**Task:** Your output must consist solely of the lines from the "Emit a web page" line through the "0.75, 0.87, 0.73];" line, exactly as written, without images.

**Material provided:**

* BEGIN *

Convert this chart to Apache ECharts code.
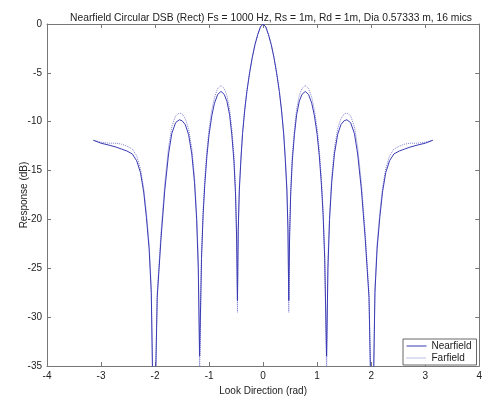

* END *
* BEGIN *

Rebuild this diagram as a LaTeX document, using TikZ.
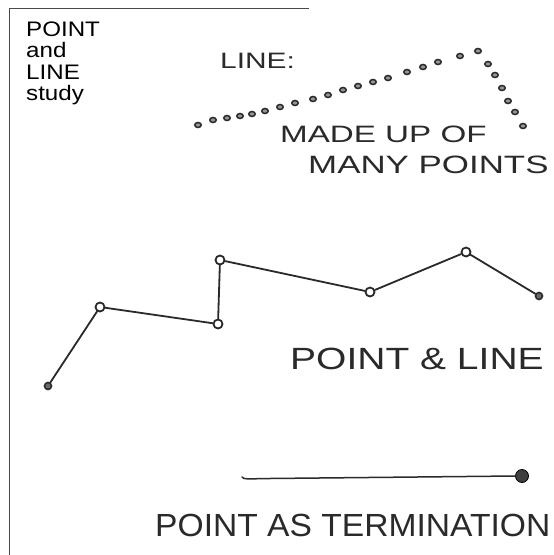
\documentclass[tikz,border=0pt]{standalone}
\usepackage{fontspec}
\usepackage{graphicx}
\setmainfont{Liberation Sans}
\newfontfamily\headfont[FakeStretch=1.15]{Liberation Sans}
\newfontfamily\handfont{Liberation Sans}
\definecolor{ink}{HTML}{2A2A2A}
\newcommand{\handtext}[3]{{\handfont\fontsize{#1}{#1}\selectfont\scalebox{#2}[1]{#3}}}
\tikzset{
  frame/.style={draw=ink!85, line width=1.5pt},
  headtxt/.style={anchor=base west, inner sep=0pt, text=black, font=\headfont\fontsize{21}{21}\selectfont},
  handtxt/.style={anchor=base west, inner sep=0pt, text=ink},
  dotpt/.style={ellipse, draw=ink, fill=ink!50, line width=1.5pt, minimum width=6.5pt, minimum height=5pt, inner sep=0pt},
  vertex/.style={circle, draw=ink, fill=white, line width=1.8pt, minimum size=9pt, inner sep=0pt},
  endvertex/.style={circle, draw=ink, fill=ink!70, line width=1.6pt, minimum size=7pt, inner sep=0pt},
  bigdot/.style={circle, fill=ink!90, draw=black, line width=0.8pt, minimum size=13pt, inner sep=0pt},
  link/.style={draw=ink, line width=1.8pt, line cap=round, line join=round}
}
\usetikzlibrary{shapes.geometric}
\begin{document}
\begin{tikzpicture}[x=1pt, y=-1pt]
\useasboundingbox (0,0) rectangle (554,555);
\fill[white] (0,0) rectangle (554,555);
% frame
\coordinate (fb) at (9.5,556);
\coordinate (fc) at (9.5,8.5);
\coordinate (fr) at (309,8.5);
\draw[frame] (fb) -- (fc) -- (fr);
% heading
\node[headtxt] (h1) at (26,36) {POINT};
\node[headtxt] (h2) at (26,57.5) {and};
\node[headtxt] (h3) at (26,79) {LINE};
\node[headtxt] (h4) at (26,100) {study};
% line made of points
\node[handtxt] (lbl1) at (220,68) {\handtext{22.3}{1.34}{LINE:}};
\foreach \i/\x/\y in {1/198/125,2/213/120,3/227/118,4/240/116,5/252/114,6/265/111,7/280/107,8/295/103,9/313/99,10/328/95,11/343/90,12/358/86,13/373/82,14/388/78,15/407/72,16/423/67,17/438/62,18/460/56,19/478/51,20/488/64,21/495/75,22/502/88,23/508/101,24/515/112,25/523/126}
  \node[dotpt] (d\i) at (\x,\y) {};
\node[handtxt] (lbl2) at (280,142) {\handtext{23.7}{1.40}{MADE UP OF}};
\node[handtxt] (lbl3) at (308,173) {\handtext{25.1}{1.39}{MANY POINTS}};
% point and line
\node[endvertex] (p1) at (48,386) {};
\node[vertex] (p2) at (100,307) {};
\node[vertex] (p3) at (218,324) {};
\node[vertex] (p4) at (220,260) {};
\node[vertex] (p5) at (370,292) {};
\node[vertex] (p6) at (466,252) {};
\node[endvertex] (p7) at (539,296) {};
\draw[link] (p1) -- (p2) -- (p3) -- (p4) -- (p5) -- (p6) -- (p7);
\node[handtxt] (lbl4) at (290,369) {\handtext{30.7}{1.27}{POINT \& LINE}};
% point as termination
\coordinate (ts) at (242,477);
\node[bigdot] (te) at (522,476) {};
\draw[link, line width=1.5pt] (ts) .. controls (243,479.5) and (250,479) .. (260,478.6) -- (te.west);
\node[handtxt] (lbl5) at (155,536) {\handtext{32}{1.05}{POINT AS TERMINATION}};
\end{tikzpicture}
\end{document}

* END *
* BEGIN *

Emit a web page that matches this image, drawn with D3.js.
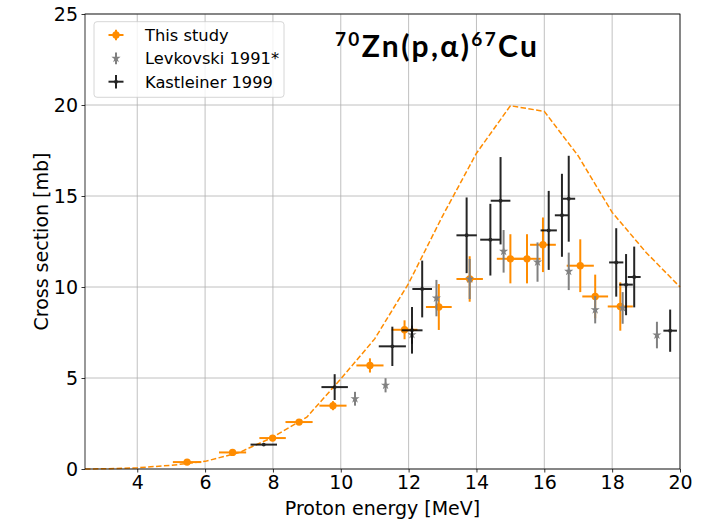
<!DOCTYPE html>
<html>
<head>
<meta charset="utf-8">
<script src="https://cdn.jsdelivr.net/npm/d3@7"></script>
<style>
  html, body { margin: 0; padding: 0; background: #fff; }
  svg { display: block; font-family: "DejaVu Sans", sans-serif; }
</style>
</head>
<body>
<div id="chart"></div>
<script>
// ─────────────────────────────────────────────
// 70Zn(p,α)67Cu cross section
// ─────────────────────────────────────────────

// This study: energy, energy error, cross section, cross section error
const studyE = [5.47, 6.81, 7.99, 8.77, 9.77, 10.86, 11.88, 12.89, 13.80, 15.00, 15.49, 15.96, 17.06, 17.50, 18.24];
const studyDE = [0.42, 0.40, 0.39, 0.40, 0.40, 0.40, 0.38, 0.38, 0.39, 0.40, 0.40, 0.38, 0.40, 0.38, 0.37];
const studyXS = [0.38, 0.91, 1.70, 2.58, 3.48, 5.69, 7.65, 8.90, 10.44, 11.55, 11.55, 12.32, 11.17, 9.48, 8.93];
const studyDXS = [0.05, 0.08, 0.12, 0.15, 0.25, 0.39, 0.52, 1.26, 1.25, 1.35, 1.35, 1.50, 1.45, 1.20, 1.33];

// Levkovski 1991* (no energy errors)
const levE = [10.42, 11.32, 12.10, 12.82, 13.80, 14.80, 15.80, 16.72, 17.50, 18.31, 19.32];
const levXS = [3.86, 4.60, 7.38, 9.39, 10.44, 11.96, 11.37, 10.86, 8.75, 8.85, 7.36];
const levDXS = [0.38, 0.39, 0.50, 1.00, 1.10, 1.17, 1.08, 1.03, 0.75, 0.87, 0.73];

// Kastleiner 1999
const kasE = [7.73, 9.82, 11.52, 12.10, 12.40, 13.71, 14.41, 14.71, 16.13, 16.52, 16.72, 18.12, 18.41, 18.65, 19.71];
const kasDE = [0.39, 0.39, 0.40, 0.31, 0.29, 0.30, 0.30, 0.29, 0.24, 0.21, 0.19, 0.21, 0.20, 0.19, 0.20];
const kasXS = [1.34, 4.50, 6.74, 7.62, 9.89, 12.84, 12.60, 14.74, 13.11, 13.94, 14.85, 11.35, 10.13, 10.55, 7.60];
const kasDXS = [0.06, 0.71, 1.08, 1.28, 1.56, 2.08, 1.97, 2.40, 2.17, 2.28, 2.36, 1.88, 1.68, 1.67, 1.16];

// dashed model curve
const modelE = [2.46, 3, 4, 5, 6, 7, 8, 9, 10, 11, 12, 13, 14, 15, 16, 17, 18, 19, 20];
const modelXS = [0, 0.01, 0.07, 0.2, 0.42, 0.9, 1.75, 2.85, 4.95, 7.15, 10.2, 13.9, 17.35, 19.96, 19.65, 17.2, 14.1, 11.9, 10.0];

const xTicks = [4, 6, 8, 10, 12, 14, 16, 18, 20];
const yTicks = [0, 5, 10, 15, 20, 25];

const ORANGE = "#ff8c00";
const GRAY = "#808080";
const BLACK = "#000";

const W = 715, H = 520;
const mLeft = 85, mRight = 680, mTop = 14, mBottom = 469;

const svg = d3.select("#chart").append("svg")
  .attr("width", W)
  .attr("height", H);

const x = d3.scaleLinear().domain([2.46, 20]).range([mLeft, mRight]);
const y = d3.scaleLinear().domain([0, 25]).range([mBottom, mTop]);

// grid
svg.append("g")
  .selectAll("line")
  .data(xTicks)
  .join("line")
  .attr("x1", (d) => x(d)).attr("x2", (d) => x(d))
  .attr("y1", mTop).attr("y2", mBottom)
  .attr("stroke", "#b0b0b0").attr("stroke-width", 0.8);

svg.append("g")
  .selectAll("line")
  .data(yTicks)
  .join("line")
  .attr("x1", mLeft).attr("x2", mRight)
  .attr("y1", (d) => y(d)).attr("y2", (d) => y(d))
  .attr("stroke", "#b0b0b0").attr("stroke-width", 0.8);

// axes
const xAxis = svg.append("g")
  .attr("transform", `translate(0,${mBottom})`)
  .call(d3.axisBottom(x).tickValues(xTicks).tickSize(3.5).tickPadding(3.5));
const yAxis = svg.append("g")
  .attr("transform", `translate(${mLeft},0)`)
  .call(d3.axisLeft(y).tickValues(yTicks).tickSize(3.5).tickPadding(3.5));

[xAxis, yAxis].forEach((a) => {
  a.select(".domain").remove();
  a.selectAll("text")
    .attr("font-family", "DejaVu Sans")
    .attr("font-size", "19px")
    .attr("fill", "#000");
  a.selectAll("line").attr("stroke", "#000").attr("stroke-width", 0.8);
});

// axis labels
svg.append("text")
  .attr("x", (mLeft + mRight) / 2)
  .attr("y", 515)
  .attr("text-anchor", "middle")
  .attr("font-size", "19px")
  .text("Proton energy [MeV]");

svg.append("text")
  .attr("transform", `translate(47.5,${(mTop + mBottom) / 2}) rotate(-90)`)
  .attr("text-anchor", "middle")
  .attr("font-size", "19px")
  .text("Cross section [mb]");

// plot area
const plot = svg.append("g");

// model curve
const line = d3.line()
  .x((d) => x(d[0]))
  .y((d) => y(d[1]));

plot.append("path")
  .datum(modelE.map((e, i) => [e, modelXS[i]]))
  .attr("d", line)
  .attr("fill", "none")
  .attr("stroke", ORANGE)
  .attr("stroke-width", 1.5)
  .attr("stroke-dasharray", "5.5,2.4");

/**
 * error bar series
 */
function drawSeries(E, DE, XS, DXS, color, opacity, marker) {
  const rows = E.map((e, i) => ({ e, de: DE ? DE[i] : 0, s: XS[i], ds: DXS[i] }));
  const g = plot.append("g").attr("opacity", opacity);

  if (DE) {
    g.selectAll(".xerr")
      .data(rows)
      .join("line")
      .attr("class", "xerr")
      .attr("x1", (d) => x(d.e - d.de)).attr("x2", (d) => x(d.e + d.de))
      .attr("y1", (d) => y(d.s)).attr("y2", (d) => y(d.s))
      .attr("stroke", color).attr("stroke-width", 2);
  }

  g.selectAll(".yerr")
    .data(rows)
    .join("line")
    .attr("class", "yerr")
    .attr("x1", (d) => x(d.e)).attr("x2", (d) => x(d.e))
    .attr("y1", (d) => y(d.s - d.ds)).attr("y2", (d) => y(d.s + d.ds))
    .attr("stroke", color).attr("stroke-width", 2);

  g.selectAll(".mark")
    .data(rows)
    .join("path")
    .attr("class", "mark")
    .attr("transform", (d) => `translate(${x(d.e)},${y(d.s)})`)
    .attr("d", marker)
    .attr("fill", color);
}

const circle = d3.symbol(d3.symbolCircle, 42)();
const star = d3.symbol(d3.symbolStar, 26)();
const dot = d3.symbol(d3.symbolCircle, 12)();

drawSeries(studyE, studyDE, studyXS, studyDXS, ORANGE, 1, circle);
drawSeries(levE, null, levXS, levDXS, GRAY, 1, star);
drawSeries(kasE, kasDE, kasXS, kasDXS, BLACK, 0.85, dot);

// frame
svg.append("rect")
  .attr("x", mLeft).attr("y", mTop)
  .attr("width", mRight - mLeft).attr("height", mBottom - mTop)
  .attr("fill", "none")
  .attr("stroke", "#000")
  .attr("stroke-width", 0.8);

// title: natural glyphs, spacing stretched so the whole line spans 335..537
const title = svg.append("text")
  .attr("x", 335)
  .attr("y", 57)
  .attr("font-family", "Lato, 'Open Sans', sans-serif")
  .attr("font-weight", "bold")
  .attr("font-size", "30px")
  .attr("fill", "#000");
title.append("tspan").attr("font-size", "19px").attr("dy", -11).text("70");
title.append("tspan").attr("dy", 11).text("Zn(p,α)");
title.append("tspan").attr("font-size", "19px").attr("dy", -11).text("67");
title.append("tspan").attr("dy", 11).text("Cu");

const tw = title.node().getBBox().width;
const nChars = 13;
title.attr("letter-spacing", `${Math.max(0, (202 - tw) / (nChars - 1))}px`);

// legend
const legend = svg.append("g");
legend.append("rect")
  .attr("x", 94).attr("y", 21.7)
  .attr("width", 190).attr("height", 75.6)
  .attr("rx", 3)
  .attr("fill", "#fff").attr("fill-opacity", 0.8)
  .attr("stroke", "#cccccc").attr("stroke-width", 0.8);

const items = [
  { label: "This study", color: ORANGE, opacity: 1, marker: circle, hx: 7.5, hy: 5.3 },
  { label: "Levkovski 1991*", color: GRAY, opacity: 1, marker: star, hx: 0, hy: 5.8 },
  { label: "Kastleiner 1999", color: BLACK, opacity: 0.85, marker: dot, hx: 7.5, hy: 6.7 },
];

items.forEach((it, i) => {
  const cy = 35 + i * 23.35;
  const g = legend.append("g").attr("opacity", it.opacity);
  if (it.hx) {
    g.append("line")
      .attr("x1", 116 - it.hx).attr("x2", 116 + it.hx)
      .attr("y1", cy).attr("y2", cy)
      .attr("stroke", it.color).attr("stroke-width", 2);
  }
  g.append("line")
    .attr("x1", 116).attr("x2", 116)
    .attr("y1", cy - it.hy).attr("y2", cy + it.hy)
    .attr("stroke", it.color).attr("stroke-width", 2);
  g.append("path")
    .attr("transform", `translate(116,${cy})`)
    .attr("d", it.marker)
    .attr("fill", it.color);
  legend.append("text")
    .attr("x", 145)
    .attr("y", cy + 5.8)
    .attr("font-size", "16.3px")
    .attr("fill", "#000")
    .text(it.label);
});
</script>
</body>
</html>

* END *

**The answer:**
Emit a web page that matches this image, drawn with D3.js.
<!DOCTYPE html>
<html>
<head>
<meta charset="utf-8">
<script src="https://cdn.jsdelivr.net/npm/d3@7"></script>
<style>
  html, body { margin: 0; padding: 0; background: #fff; }
  svg { display: block; font-family: "DejaVu Sans", sans-serif; }
</style>
</head>
<body>
<div id="chart"></div>
<script>
// ─────────────────────────────────────────────
// 70Zn(p,α)67Cu cross section
// ─────────────────────────────────────────────

// This study: energy, energy error, cross section, cross section error
const studyE = [5.47, 6.81, 7.99, 8.77, 9.77, 10.86, 11.88, 12.89, 13.80, 15.00, 15.49, 15.96, 17.06, 17.50, 18.24];
const studyDE = [0.42, 0.40, 0.39, 0.40, 0.40, 0.40, 0.38, 0.38, 0.39, 0.40, 0.40, 0.38, 0.40, 0.38, 0.37];
const studyXS = [0.38, 0.91, 1.70, 2.58, 3.48, 5.69, 7.65, 8.90, 10.44, 11.55, 11.55, 12.32, 11.17, 9.48, 8.93];
const studyDXS = [0.05, 0.08, 0.12, 0.15, 0.25, 0.39, 0.52, 1.26, 1.25, 1.35, 1.35, 1.50, 1.45, 1.20, 1.33];

// Levkovski 1991* (no energy errors)
const levE = [10.42, 11.32, 12.10, 12.82, 13.80, 14.80, 15.80, 16.72, 17.50, 18.31, 19.32];
const levXS = [3.86, 4.60, 7.38, 9.39, 10.44, 11.96, 11.37, 10.86, 8.75, 8.85, 7.36];
const levDXS = [0.38, 0.39, 0.50, 1.00, 1.10, 1.17, 1.08, 1.03, 0.75, 0.87, 0.73];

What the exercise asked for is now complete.